▶ [EXERCISE TASK] Both the line containing "Emit a component" and the line containing "1.82, 1.96, 1.98];" belong in the copy, as do all lines between them, copied exactly; pictures do not.
────────────────────────────────────────
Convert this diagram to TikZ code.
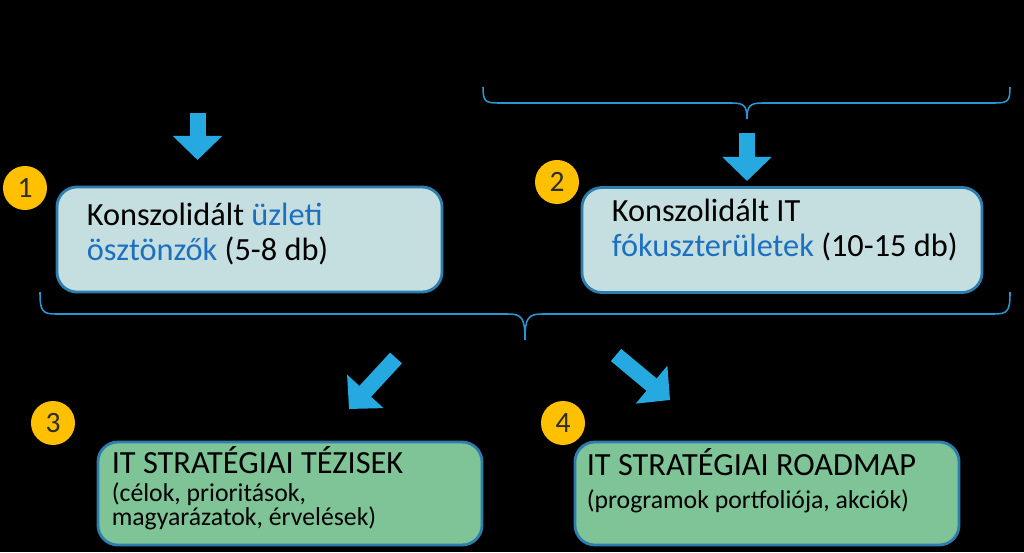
\documentclass[tikz,border=0pt]{standalone}
\usepackage{fontspec}
\setmainfont{Carlito}
\usetikzlibrary{arrows.meta,positioning,calc}
\usepackage{xcolor}
\definecolor{boxblue}{RGB}{197,222,224}
\definecolor{boxgreen}{RGB}{126,196,150}
\definecolor{edgeblue}{RGB}{45,125,175}
\definecolor{keyblue}{RGB}{28,112,192}
\definecolor{arrowblue}{RGB}{38,168,224}
\definecolor{braceblue}{RGB}{40,150,210}
\definecolor{numyellow}{RGB}{255,192,0}
\definecolor{numtext}{RGB}{45,45,45}

\begin{document}
\begin{tikzpicture}[
  x=0.025cm, y=-0.025cm,
  inputbox/.style={
    rectangle, rounded corners=0.5cm, draw=edgeblue, line width=2pt,
    fill=boxblue, inner sep=0pt, minimum height=2.625cm
  },
  outputbox/.style={
    rectangle, rounded corners=0.5cm, draw=edgeblue, line width=2pt,
    fill=boxgreen, inner sep=0pt, minimum height=2.575cm, minimum width=9.6cm
  },
  numbadge/.style={
    circle, fill=numyellow, minimum size=1.1cm, inner sep=0pt,
    text=numtext, font=\fontsize{21}{24}\selectfont
  },
  title/.style={anchor=base west, inner sep=0pt, align=left,
    font=\fontsize{23}{24.9}\selectfont},
  subtitle/.style={anchor=base west, inner sep=0pt, align=left,
    font=\fontsize{18.3}{17}\selectfont},
  bigarrow/.style={arrowblue, line width=0.4cm,
    -{Triangle[length=0.6cm, width=1.2cm]}},
  bracket/.style={braceblue, line width=1.1pt}
]

% Background and page size
\fill[black] (0,0) rectangle (1024,552);
\useasboundingbox (0,0) rectangle (1024,552);

% Input boxes (text anchored at the baseline of the last line)
\node[inputbox, minimum width=9.625cm] (drivers) at (249.5,239.5) {};
\node[inputbox, minimum width=10cm] (focus) at (782,240) {};
\node[title] (driverstext) at ($(drivers.north west)+(31,75)$)
  {Konszolidált \textcolor{keyblue}{üzleti}\\
   \textcolor{keyblue}{ösztönzők} (5-8 db)};
\node[title] (focustext) at ($(focus.north west)+(31,70)$)
  {Konszolidált IT\\
   \textcolor{keyblue}{fókuszterületek} (10-15 db)};

% Output boxes
\node[outputbox] (theses) at (290,493.5) {};
\node[outputbox] (roadmap) at (767,493.5) {};
\node[title] (thesestitle) at ($(theses.north west)+(15,33)$)
  {IT STRATÉGIAI TÉZISEK};
\node[subtitle] (thesessub) at ($(theses.north west)+(15,85)$)
  {(célok, prioritások,\\magyarázatok, érvelések)};
\node[title] (roadmaptitle) at ($(roadmap.north west)+(13,35)$)
  {IT STRATÉGIAI ROADMAP};
\node[subtitle] (roadmapsub) at ($(roadmap.north west)+(13,68)$)
  {(programok portfoliója, akciók)};

% Number badges
\node[numbadge] (n1) at (25,188) {1};
\node[numbadge] (n2) at (557,182) {2};
\node[numbadge] (n3) at (53,423) {3};
\node[numbadge] (n4) at (563,423) {4};

% Braces
\draw[bracket] (483,87) .. controls (483,101) and (485,103) .. (498,103)
  -- (732,103) .. controls (744,103) and (747,106) .. (747,119)
  .. controls (747,106) and (750,103) .. (762,103)
  -- (995,103) .. controls (1008,103) and (1010,101) .. (1010,87);
\draw[bracket] (40,292) .. controls (40,311) and (42,314) .. (56,314)
  -- (508,314) .. controls (522,314) and (525,318) .. (525,340)
  .. controls (525,318) and (528,314) .. (542,314)
  -- (994,314) .. controls (1008,314) and (1010,311) .. (1010,292);

% Block arrows
\coordinate (a1s) at (197.5,113);
\coordinate (a1e) at (197.5,160);
\coordinate (a2s) at (747,133);
\coordinate (a2e) at (747,181);
\coordinate (a3s) at (396,358);
\coordinate (a3e) at (349,409);
\coordinate (a4s) at (616,355);
\coordinate (a4e) at (670,400);
\draw[bigarrow] (a1s) -- (a1e);
\draw[bigarrow] (a2s) -- (a2e);
\draw[bigarrow] (a3s) -- (a3e);
\draw[bigarrow] (a4s) -- (a4e);

\end{tikzpicture}
\end{document}
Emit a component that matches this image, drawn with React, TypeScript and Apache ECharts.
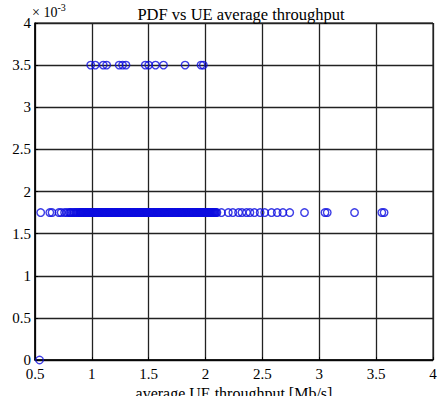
import React, { useEffect, useRef } from "react";
import * as echarts from "echarts";

// Throughput levels (Mb/s) of UEs whose PDF value is 3.5e-3
const upperThroughput = [0.99, 1.03, 1.1, 1.13, 1.24, 1.27, 1.3, 1.47, 1.5, 1.56, 1.63, 1.82, 1.96, 1.98];

// Throughput levels (Mb/s) of UEs whose PDF value is 1.75e-3
const lowerThroughput = [
  0.55, 0.63, 0.65, 0.71, 0.73, 0.76, 0.78,
  0.80, 0.81, 0.82, 0.835, 0.845, 0.855, 0.865, 0.875, 0.885, 0.895,
  0.900, 0.904, 0.909, 0.915, 0.921, 0.925, 0.929, 0.935, 0.940, 0.946, 0.950, 0.954, 0.961, 0.965, 0.969, 0.975, 0.981, 0.985, 0.990, 0.996,
  1.001, 1.005, 1.010, 1.014, 1.020, 1.026, 1.030, 1.035, 1.039, 1.045, 1.051, 1.055, 1.060, 1.064, 1.070, 1.075, 1.080, 1.086, 1.090, 1.094,
  1.100, 1.106, 1.111, 1.115, 1.119, 1.125, 1.130, 1.136, 1.140, 1.145, 1.149, 1.155, 1.161, 1.165, 1.170, 1.174, 1.180, 1.185, 1.191, 1.195,
  1.200, 1.204, 1.210, 1.216, 1.220, 1.225, 1.229, 1.235, 1.241, 1.245, 1.250, 1.256, 1.260, 1.264, 1.270, 1.275, 1.281, 1.285, 1.290, 1.295,
  1.301, 1.305, 1.309, 1.315, 1.320, 1.326, 1.330, 1.334, 1.340, 1.345, 1.351, 1.355, 1.360, 1.366, 1.370, 1.374, 1.380, 1.385, 1.390, 1.396,
  1.400, 1.405, 1.411, 1.415, 1.420, 1.424, 1.430, 1.436, 1.440, 1.445, 1.450, 1.454, 1.460, 1.465, 1.471, 1.475, 1.480, 1.486, 1.490, 1.494,
  1.500, 1.506, 1.510, 1.515, 1.519, 1.525, 1.531, 1.535, 1.540, 1.544, 1.550, 1.555, 1.561, 1.565, 1.570, 1.576, 1.580, 1.584, 1.590, 1.595,
  1.601, 1.605, 1.610, 1.614, 1.620, 1.625, 1.630, 1.636, 1.640, 1.645, 1.649, 1.655, 1.660, 1.666, 1.670, 1.675, 1.679, 1.685, 1.691, 1.695,
  1.700, 1.704, 1.710, 1.715, 1.721, 1.725, 1.730, 1.734, 1.740, 1.746, 1.750, 1.755, 1.759, 1.765, 1.770, 1.776, 1.780, 1.785, 1.789, 1.795,
  1.800, 1.806, 1.810, 1.814, 1.820, 1.825, 1.831, 1.835, 1.840, 1.844, 1.850, 1.856, 1.860, 1.865, 1.869, 1.875, 1.880, 1.886, 1.890, 1.894,
  1.900, 1.905, 1.911, 1.915, 1.920, 1.924, 1.930, 1.935, 1.941, 1.945, 1.950, 1.954, 1.960, 1.966, 1.970, 1.975, 1.980, 1.984, 1.990, 1.996,
  2.000, 2.005, 2.010, 2.016, 2.020, 2.025, 2.030, 2.036, 2.041, 2.045, 2.050, 2.056, 2.061, 2.066, 2.072, 2.078, 2.085, 2.092, 2.100,
  2.14, 2.20, 2.24, 2.29, 2.32, 2.36, 2.39, 2.43, 2.48, 2.52, 2.58, 2.63, 2.68, 2.74, 2.87, 3.05, 3.07, 3.31,
  3.55, 3.57,
];

// Single UE with zero PDF
const zeroThroughput = [0.54];

const UPPER_PDF = 3.5;
const LOWER_PDF = 1.75;
const ZERO_PDF = 0;

const xTicks = [0.5, 1, 1.5, 2, 2.5, 3, 3.5, 4];
const yTicks = [0, 0.5, 1, 1.5, 2, 2.5, 3, 3.5, 4];

const SERIF = "'Liberation Serif', 'DejaVu Serif', serif";
const MARK = "#0c0ce0";

export default function App() {
  const ref = useRef<HTMLDivElement>(null);

  useEffect(() => {
    if (!ref.current) return;
    const chart = echarts.init(ref.current, undefined, { renderer: "svg" });

    const points = [
      ...upperThroughput.map((x) => [x, UPPER_PDF]),
      ...lowerThroughput.map((x) => [x, LOWER_PDF]),
      ...zeroThroughput.map((x) => [x, ZERO_PDF]),
    ];

    const axisLabel = { color: "#000", fontFamily: SERIF, fontSize: 15 };

    chart.setOption({
      animation: false,
      backgroundColor: "#fff",
      title: {
        text: "PDF vs UE average throughput",
        left: 236,
        textAlign: "center",
        top: 1,
        textStyle: { color: "#000", fontFamily: SERIF, fontSize: 16.5, fontWeight: "normal" },
      },
      grid: {
        left: 35,
        right: 6,
        top: 23,
        bottom: 36,
        outerBoundsMode: "none",
        containLabel: false,
        show: true,
        borderColor: "#000",
        borderWidth: 1,
      },
      xAxis: {
        type: "value",
        min: xTicks[0],
        max: xTicks[xTicks.length - 1],
        interval: 0.5,
        name: "average UE throughput [Mb/s]",
        nameLocation: "middle",
        nameGap: 25,
        nameTextStyle: { color: "#000", fontFamily: SERIF, fontSize: 16 },
        axisLine: { show: true, lineStyle: { color: "#000", width: 1.5 } },
        axisTick: { show: true, inside: true, length: 3, lineStyle: { color: "#000" } },
        axisLabel: { ...axisLabel, margin: 6 },
        splitLine: { show: true, lineStyle: { color: "#222", width: 1.3 } },
      },
      yAxis: {
        type: "value",
        min: yTicks[0],
        max: yTicks[yTicks.length - 1],
        interval: 0.5,
        name: "PDF",
        nameLocation: "middle",
        nameGap: 24,
        nameRotate: 90,
        nameTextStyle: { color: "#000", fontFamily: SERIF, fontSize: 15 },
        axisLine: { show: true, lineStyle: { color: "#000", width: 1.5 } },
        axisTick: { show: true, inside: true, length: 3, lineStyle: { color: "#000" } },
        axisLabel: { ...axisLabel, margin: 4 },
        splitLine: { show: true, lineStyle: { color: "#222", width: 1.3 } },
      },
      graphic: [
        {
          type: "text",
          left: 32,
          top: 2,
          style: {
            text: "{a|× 10}{b|-3}",
            rich: {
              a: { fontFamily: SERIF, fontSize: 14, fill: "#000", verticalAlign: "bottom" },
              b: { fontFamily: SERIF, fontSize: 10, fill: "#000", verticalAlign: "top", padding: [0, 0, 7, 0] },
            },
          },
        },
      ],
      series: [
        {
          type: "scatter",
          data: points,
          symbol: "circle",
          symbolSize: 7.5,
          itemStyle: { color: "rgba(0,0,0,0)", borderColor: MARK, borderWidth: 1.4 },
          clip: false,
        },
      ],
    });

    return () => chart.dispose();
  }, []);

  return <div ref={ref} style={{ width: 439, height: 396, position: "absolute", left: 0, top: 0 }} />;
}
────────────────────────────────────────
▶ [SOLUTION TO THIS TASK]
Emit a component that matches this image, drawn with React, TypeScript and Apache ECharts.
import React, { useEffect, useRef } from "react";
import * as echarts from "echarts";

// Throughput levels (Mb/s) of UEs whose PDF value is 3.5e-3
const upperThroughput = [0.99, 1.03, 1.1, 1.13, 1.24, 1.27, 1.3, 1.47, 1.5, 1.56, 1.63, 1.82, 1.96, 1.98];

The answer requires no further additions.